Something that very few people have mastered, including myself, is the art of a sincere apology. I remember a few years ago, I did something pretty stupid without really thinking about it – I used to have verbal diarrhea in certain situations and then have no memory and even worse – take no accountability for what I have said. This has since changed since I’ve learnt from it but at the time I did not understand what it was I had done because I had no memory of what I had said. But regardless, my inability to make a sincere apology meant that I almost lost a good friend because of it. This experience has shaped me and continues to have an impact on the way I communicate with people and play a part in their lives. I’m more mindful of how my words affect people, of how we shape each others lives with our perceptions. But it wasn’t really until a while later, when I was in a position where I wanted an apology from someone else – a sincere heartfelt apology – that I realised how hard it is to do and how I had fallen short before.
It has been a few years since both these incidents but I recently had a conversation with a friend that got me thinking about it again. It reminded me how important it is to apologise with sincerity and how much it means to the person on the receiving end when they hear that ring of truth in a good apology. There are a lot of people with strong opinions and don’t get me wrong – I think it’s good to have an opinion on something but also be willing to hear someone else’s perspective and be open to changing your mind. And most people have the ability to do this and if not, they just say I’m sorry thats just my opinion, let’s just agree to disagree.
The thing about dreams though, is that they are not a fact, they have no boundaries, and you are allowed to have them, regardless of how undesirable it may be to someone else – because guess what – it’s your dream. So when my friend called me out on a dream I had – my biggest most desperate dream in fact – and told me that there is more to life than that, I was understandably a bit upset at his tactless remarks. After suggesting that this was harsh, I was then told what is the epitome of an un-apology; ““I have a pretty strong opinion about this and it probably is hard to hear”. It’s the classic mark of an insincere apology or deflecting the onus from the person who is making the apology to the person they are apologising to – it’s saying it is your fault because you find this hard to hear and you cannot handle what I have to say.
So here you have a terrible apology. Someone who first, doesn’t say the word sorry, second, does not mean this half-hearted apology which is more for convenience than anything else, and third, makes the person they are talking to feel like it is their fault for feeling hurt. You feel what you feel guys. And you do what you have done. So man up and apologise for it. But what actually makes a good apology and how can we practice being people who are compassionate about other people’s feelings, how can we be more mindful and thoughtful? Apologising with sincerity is something that I am still learning and by no means an expert on, so here are some tips I found while scouring the internet:
- A meaningful apology has 3 R’s; Regret, Responsibility and Remediation. There needs to be some kind of expression of regret like ‘I am so sorry, I know that I hurt you and I feel so bad about it’. You also need to take total responsibility, that means not saying I am sorry that what I said/ did made you feel hurt, but I am sorry for actually doing it because what I did was wrong and I shouldn’t have done it. And finally some offer of remediation like ‘Let me make it up to you.” Or “I know I can’t change what I did but I promise I won’t do it again.”

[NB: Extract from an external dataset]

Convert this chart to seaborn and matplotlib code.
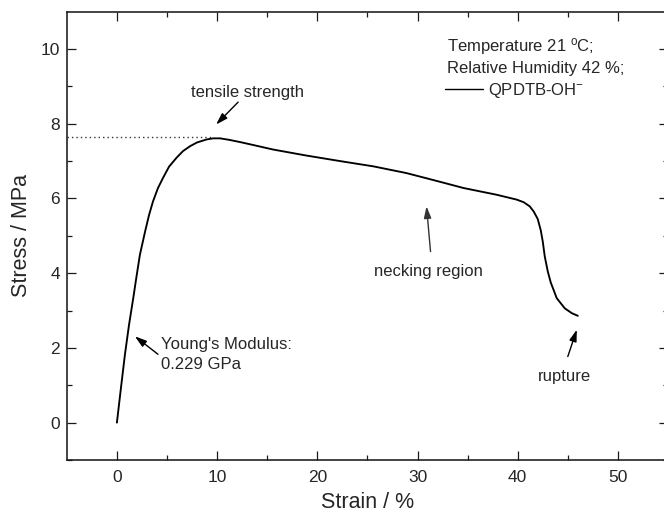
import matplotlib
matplotlib.use("Agg")
import matplotlib.pyplot as plt
import seaborn as sns
import numpy as np
import pandas as pd

# ---- data ----
strain = [0.0, 0.4, 0.8, 1.2, 1.63, 1.95, 2.3, 2.8, 3.2, 3.6, 4.1, 4.6, 5.2, 5.95, 6.6,
          7.3, 8.0, 8.95, 9.6, 10.3, 11.2, 12.3, 13.3, 15.6, 18.9, 22.3, 25.6, 28.9,
          31.2, 32.2, 34.6, 37.9, 39.9, 40.6, 41.2, 41.6, 42.0, 42.3, 42.5, 42.7,
          43.0, 43.3, 43.9, 44.7, 45.4, 46.0]
stress = [0.0, 0.92, 1.82, 2.6, 3.33, 3.9, 4.5, 5.1, 5.55, 5.92, 6.28, 6.55, 6.85, 7.09,
          7.27, 7.4, 7.5, 7.58, 7.61, 7.61, 7.57, 7.51, 7.45, 7.31, 7.15, 7.0, 6.86,
          6.68, 6.52, 6.45, 6.28, 6.1, 5.97, 5.9, 5.79, 5.65, 5.45, 5.15, 4.85, 4.45,
          4.05, 3.75, 3.33, 3.06, 2.93, 2.86]
tensile_strength = 7.64
tensile_strain = 9.45
series_label = "QPDTB-OH$^{-}$"
conditions = ["Temperature 21 $^{\\mathrm{o}}$C;", "Relative Humidity 42 %;"]
x_ticks = [0, 10, 20, 30, 40, 50]
y_ticks = [0, 2, 4, 6, 8, 10]

df = pd.DataFrame({"Strain": strain, "Stress": stress})

sns.set_style("ticks")
plt.rcParams["font.family"] = ["Liberation Sans", "DejaVu Sans"]
plt.rcParams["mathtext.fontset"] = "custom"
plt.rcParams["mathtext.rm"] = "Liberation Sans"
plt.rcParams["mathtext.it"] = "Liberation Sans:italic"

W, H = 664, 515
fig = plt.figure(figsize=(W / 100, H / 100), dpi=100)
left = 66.8 / W
right = 668 / W
bottom = 1 - 460 / H
top = 1 - 11.7 / H
ax = fig.add_axes([left, bottom, right - left, top - bottom])

sns.lineplot(data=df, x="Strain", y="Stress", sort=False, color="black",
             lw=1.35, ax=ax, label=series_label, estimator=None)

ax.plot([-5, tensile_strain], [tensile_strength, tensile_strength],
        ls=(0, (1, 2.2)), color="#333333", lw=1.0)

ax.set_xlim(-5, 55)
ax.set_ylim(-1, 11)
ax.set_xticks(x_ticks)
ax.set_yticks(y_ticks)
ax.set_xticks([5, 15, 25, 35, 45], minor=True)
ax.set_yticks([-1, 1, 3, 5, 7, 9], minor=True)

for s in ax.spines.values():
    s.set_visible(True)
    s.set_linewidth(1.15)
    s.set_color("#1a1a1a")

ax.tick_params(which="both", direction="in", top=True, right=True,
               width=0.9, color="#1a1a1a", labelsize=12.5)
ax.tick_params(which="major", length=6.5)
ax.tick_params(which="minor", length=3.6)
ax.tick_params(axis="x", which="major", pad=7)
ax.tick_params(axis="y", which="major", pad=5)

ax.set_xlabel("Strain / %", fontsize=15.5, labelpad=5)
ax.set_ylabel("Stress / MPa", fontsize=15.5, labelpad=6)

# annotations
arrow = dict(arrowstyle="-|>,head_length=0.7,head_width=0.22", color="black",
             lw=1.0, shrinkA=0, shrinkB=0)
ax.annotate("", xy=(9.9, 7.98), xytext=(12.1, 8.58), arrowprops=arrow)
ax.text(13.0, 8.83, "tensile strength", fontsize=12, ha="center", va="center")

ax.annotate("", xy=(1.8, 2.31), xytext=(4.1, 1.83), arrowprops=arrow)
ax.text(4.45, 2.1, "Young's Modulus:", fontsize=12, ha="left", va="center")
ax.text(4.45, 1.55, "0.229 GPa", fontsize=12, ha="left", va="center")

ax.annotate("", xy=(30.9, 5.79), xytext=(31.3, 4.58),
            arrowprops=dict(arrow, color="#333333"))
ax.text(31.1, 4.05, "necking region", fontsize=12, ha="center", va="center")

ax.annotate("", xy=(45.9, 2.49), xytext=(45.0, 1.77), arrowprops=arrow)
ax.text(44.7, 1.23, "rupture", fontsize=12, ha="center", va="center")

# condition text + legend
fig.text(446.7 / W, 1 - 46.7 / H, conditions[0], fontsize=12, ha="left", va="center")
fig.text(446.7 / W, 1 - 68.3 / H, conditions[1], fontsize=12, ha="left", va="center")
leg = ax.legend(loc="center left", bbox_to_anchor=(445 / W, 1 - 90.7 / H),
                bbox_transform=fig.transFigure, frameon=False, fontsize=12,
                borderpad=0, borderaxespad=0, handlelength=2.3,
                handletextpad=0.3)
for line in leg.get_lines():
    line.set_linewidth(1.0)

fig.savefig("out.png", dpi=100)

- Express regret, Take responsibility, Make it up to them, express the desire to change your behaviour, and request forgiveness
- Never say “I’m sorry…but….” The but excuses your bad behaviour with whatever actions they have done. They need to take ownership of that themselves.

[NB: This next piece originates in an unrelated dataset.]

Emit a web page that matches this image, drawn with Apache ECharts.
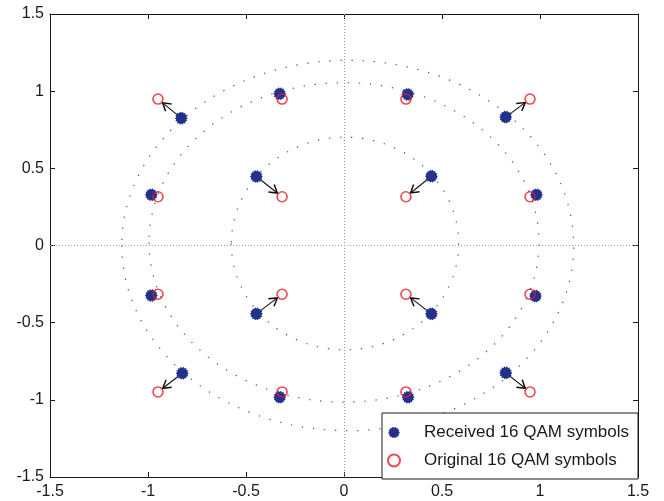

- It’s not always the right thing to do to say sorry for everything, because it loses its meaning. Someone who says sorry as an involuntary reaction to everything they do isn’t really thinking about the apology or how what they have done has really affected the other person.
- Don’t say sorry if you don’t mean it.
- Sometimes just saying “I’m sorry” is not enough. You need to actually show that you’re changing your behaviour and seek confirmation that your actions are providing remediation.
Apologising for something that you have done should be because you are sincerely sorry for it, because you understand the hurt and pain you have caused someone else and you want to make it up to them. An apology should not be about you getting closure from what you said or did, or about you trying to smooth ruffled feathers because its inconvenient. Apologise and mean it, from the bottom of your heart, and then try to act in ways that show you are following through on your words.